As mulheres não devem sexo a ninguém, em nenhum contexto. (Mesmo que sejam esposas de alguém, não devem sexo ao seu marido.) No entanto, o jogo “No Mercy”, criado pela Zerat Games, convidava os seus utilizadores a serem o “pior pesadelo das mulheres”, contendo elementos explícitios de violência sexual, com incesto, chantagem e violação. Este jogo estava disponível na Steam, uma das maiores lojas digitais de videojogos, incluindo na apresentação do jogo: “não aceite um não como resposta”.

A empresa responsável pelo jogo afirma apenas ser um jogo inofensivo para o mundo real. Mas, se em vez de desfazermos a fantasia da violação a estamos a potenciar, será mesmo inofensivo haver um jogo como o “No Mercy”? A meu ver, com um jogo assim, estamos antes a dizer que, se ninguém vir, se for escondido, se for só entre amigos num videojogo, não só é aceitável como esperado que se violem mulheres. Tudo isto me faz lembrar do alegado caso dos homens que violaram em grupo uma menor no Metaverso: será que não ser no mundo real faz com que seja aceitável?
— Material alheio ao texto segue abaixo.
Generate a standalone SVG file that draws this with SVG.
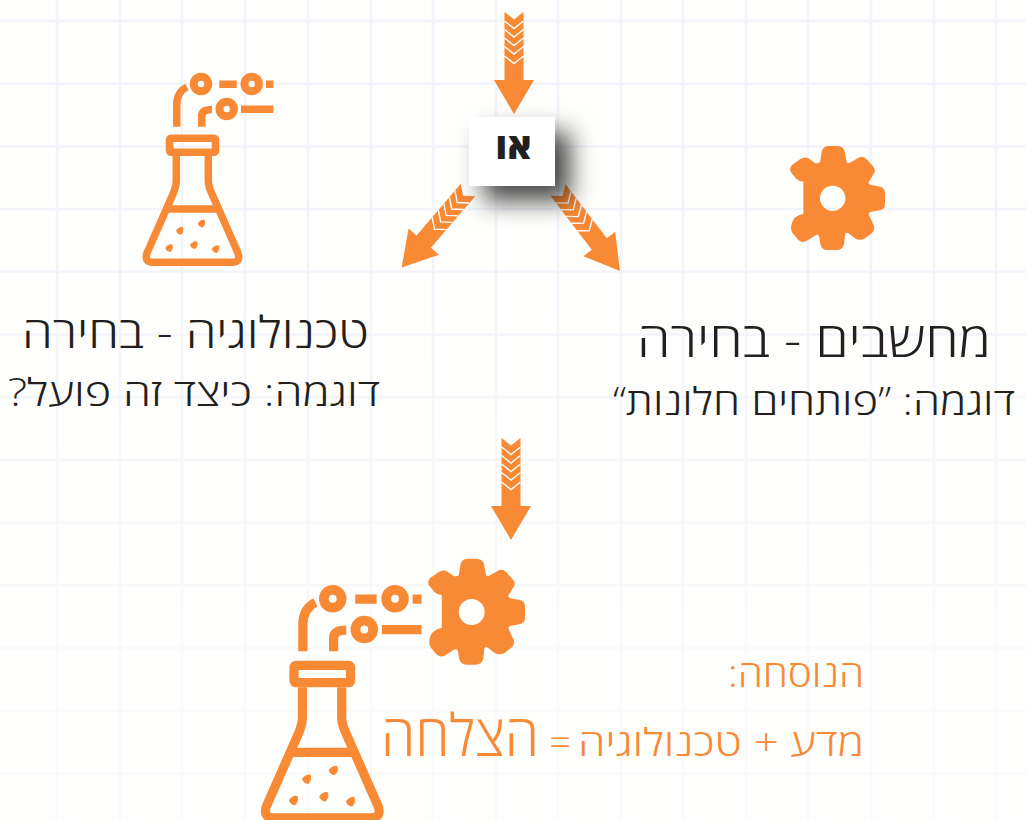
<svg xmlns="http://www.w3.org/2000/svg" xmlns:xlink="http://www.w3.org/1999/xlink" width="1026" height="820" viewBox="0 0 1026 820">
<style>
.o{fill:#f88a36}
.os{fill:none;stroke:#f88a36;stroke-width:7.500}
.t{font-family:"Open Sans","Noto Sans","DejaVu Sans",sans-serif;font-weight:300;direction:rtl;fill:#231f20}
.c{fill:none;stroke:#fff;stroke-width:1.400}
</style>
<defs>
<linearGradient id="fade" x1="0" y1="0" x2="0" y2="1"><stop offset="0.35" stop-color="#fefefc" stop-opacity="0"/><stop offset="0.8" stop-color="#fefefc" stop-opacity="0.6"/></linearGradient>
<filter id="sh" x="-80%" y="-80%" width="280%" height="280%"><feDropShadow dx="15" dy="15" stdDeviation="12" flood-color="#000" flood-opacity="0.72"/></filter>
<g id="arrow">
<path class="o" d="M-9.500,0L0,7.500L9.500,0V68H20L0,102L-20,68H-9.500V0Z"/>
<path class="c" d="M-9.500,9L0,16.500L9.500,9M-9.500,17.500L0,25L9.500,17.500M-9.500,26L0,33.500L9.500,26M-9.500,34.500L0,42L9.500,34.500M-9.500,44L0,51.500L9.500,44"/>
</g>
<path id="dot" class="o" d="M-4,0Q-1,-4.500 3,-3.500Q4.500,1 1,4Q-3,3.500 -4,0Z"/>
<g id="flask">
<rect class="os" x="169.500" y="138.300" width="46" height="14" rx="1.500"/>
<path class="os" d="M176.300,156V181Q176.300,186 173,194L147,253Q144,262.300 153,262.300H232Q241,262.300 238,253L212,194Q208.300,186 208.300,181V156"/>
<path class="os" d="M166,209H219M176.700,126.700V105Q176.700,92 187,87M201.700,126.700V116Q201.700,109.500 212,109.500M219.300,84.300H236.700M266,84.300H273.300M241,109.200H273.300"/>
<circle class="os" cx="201" cy="84" r="7.200" style="stroke-width:8"/>
<circle class="os" cx="251.700" cy="84" r="7.200" style="stroke-width:8"/>
<circle class="os" cx="226.700" cy="109" r="7.200" style="stroke-width:8"/>
<use xlink:href="#dot" href="#dot" x="180" y="230.700"/>
<use xlink:href="#dot" href="#dot" x="201.700" y="223.500"/>
<use xlink:href="#dot" href="#dot" x="169.300" y="248"/>
<use xlink:href="#dot" href="#dot" x="194" y="245"/>
<use xlink:href="#dot" href="#dot" x="215.700" y="249"/>
</g>
<g id="gear" transform="scale(0.3333) translate(-188,-205)">
<path class="o" fill-rule="evenodd" d="M150,97L155,65Q158,50 175,48H205Q222,50 225,68L230,97Q235,101 242,97L268,82Q280,77 290,88L310,110Q318,120 312,130L295,158Q298,165 305,165L330,170Q345,173 345,190V222Q345,237 332,240L300,246Q294,250 297,256L312,288Q315,300 305,310L285,325Q270,334 255,325L234,309Q226,306 225,314L222,342Q218,360 200,360H172Q155,360 151,342L147,318Q142,312 134,317L108,334Q95,340 85,330L68,310Q58,295 68,272Q78,255 100,252V155Q88,155 80,148L65,130Q55,118 65,106L90,88Q105,78 118,87L135,99Q143,102 150,97ZM226,205A38,38 0 1 0 150,205A38,38 0 1 0 226,205Z"/>
</g>
</defs>
<rect width="1026" height="820" fill="#fefefc"/>
<g id="grid"><path fill="none" stroke="#f3f3fb" stroke-width="2.500" d="M57,0V820M120,0V820M182,0V820M245,0V820M308,0V820M371,0V820M433,0V820M496,0V820M558,0V820M621,0V820M683,0V820M746,0V820M808,0V820M871,0V820M934,0V820M996,0V820M0,21H1026M0,83.700H1026M0,146.400H1026M0,209H1026M0,271.800H1026M0,334.500H1026M0,397.200H1026M0,459.900H1026M0,522.600H1026M0,585.300H1026M0,648H1026M0,710.700H1026M0,773.400H1026"/>
<rect width="1026" height="820" fill="url(#fade)"/></g>
<g id="connectors">
<use xlink:href="#arrow" href="#arrow" transform="translate(514,12)"/>
<use xlink:href="#arrow" href="#arrow" transform="translate(468,190) rotate(40.600)"/>
<use xlink:href="#arrow" href="#arrow" transform="translate(558,190) rotate(-37.400)"/>
<use xlink:href="#arrow" href="#arrow" transform="translate(511,438)"/>
</g>
<g id="or"><rect x="469" y="117" width="86" height="69" fill="#fff" filter="url(#sh)"/>
<text x="513.500" y="159" text-anchor="middle" textLength="36" lengthAdjust="spacingAndGlyphs" style="font-family:'Open Sans','DejaVu Sans',sans-serif;font-weight:800;font-size:36px;direction:rtl;fill:#231f20">או</text></g>
<g id="tech"><use xlink:href="#flask" href="#flask"/>
<text class="t" x="369" y="348" font-size="44" textLength="347" lengthAdjust="spacingAndGlyphs">טכנולוגיה - בחירה</text>
<text class="t" x="380" y="406" font-size="38" textLength="372" lengthAdjust="spacingAndGlyphs">דוגמה: כיצד זה פועל?</text></g>
<g id="science"><use xlink:href="#gear" href="#gear" transform="translate(832.700,198.300)"/>
<text class="t" x="991" y="357" font-size="48" textLength="354" lengthAdjust="spacingAndGlyphs">מחשבים - בחירה</text>
<text class="t" x="1015" y="415" font-size="38" textLength="402" lengthAdjust="spacingAndGlyphs">דוגמה: ”פותחים חלונות“</text></g>
<g id="combined"><use xlink:href="#flask" href="#flask" transform="translate(85.700,495.500) scale(1.229)"/>
<use xlink:href="#gear" href="#gear" transform="translate(471.700,612) scale(1.020)"/></g>
<g id="formula">
<text class="t" x="864" y="687" font-size="38" textLength="136" lengthAdjust="spacingAndGlyphs" style="fill:#f88a36">הנוסחה:</text>
<text class="t" x="864" y="756" font-size="38" textLength="286" lengthAdjust="spacingAndGlyphs" style="fill:#f88a36">מדע + טכנולוגיה</text>
<text class="t" x="571" y="756" font-size="38" style="fill:#f88a36">=</text>
<text class="t" x="539" y="756" font-size="58" textLength="158" lengthAdjust="spacingAndGlyphs" style="fill:#f88a36">הצלחה</text>
</g>
</svg>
Não, não faz.

Na verdade, a mera existência deste jogo espelha a existência de uma sociedade misógina que vê as mulheres como propriedade. Pensemos nas diferentes camadas do problema:

  1. Um grupo de pessoas, provavelmente homens, juntou-se e pensou neste jogo;
  2. Um grupo de pessoas criou o jogo;
  3. Um grupo de pessoas validou-o e distribuiu-o;
  4. Várias pessoas em todo o mundo compraram o “No Mercy”, depois de ler a descrição e saber o conteúdo do jogo.

A violação não pode ser um jogo. A visão dos relacionamentos sexuais não pode ser contruída através da lente da cultura de violação. Não é uma questão de censura, mas antes uma questão de educação para a vida adulta e de como ver as mulheres. O jogo seria igualmente mau se convidasse os seus utilizadores a violarem homens.

Perante este panorama, muitas pessoas, organizações e meios de comunicação demonstraram indignação, nomeadamente a CIG (Comissão para a Igualdade de Género), em Portugal, e a NCOSE (Centro Nacional de Exploração Sexual dos Estados Unidos), o que resultou na retirada do jogo da plataforma Steam. No entanto, o jogo continua disponível noutras plataformas.

Não precisamos de mais propagação de ódio contra mulheres, não podemos continuar a potenciar uma cultura de violação. Já chegam as notícias reais, não precisamos de jogos que as espelhem. Precisamos de mais medidas de prevenção e de educação.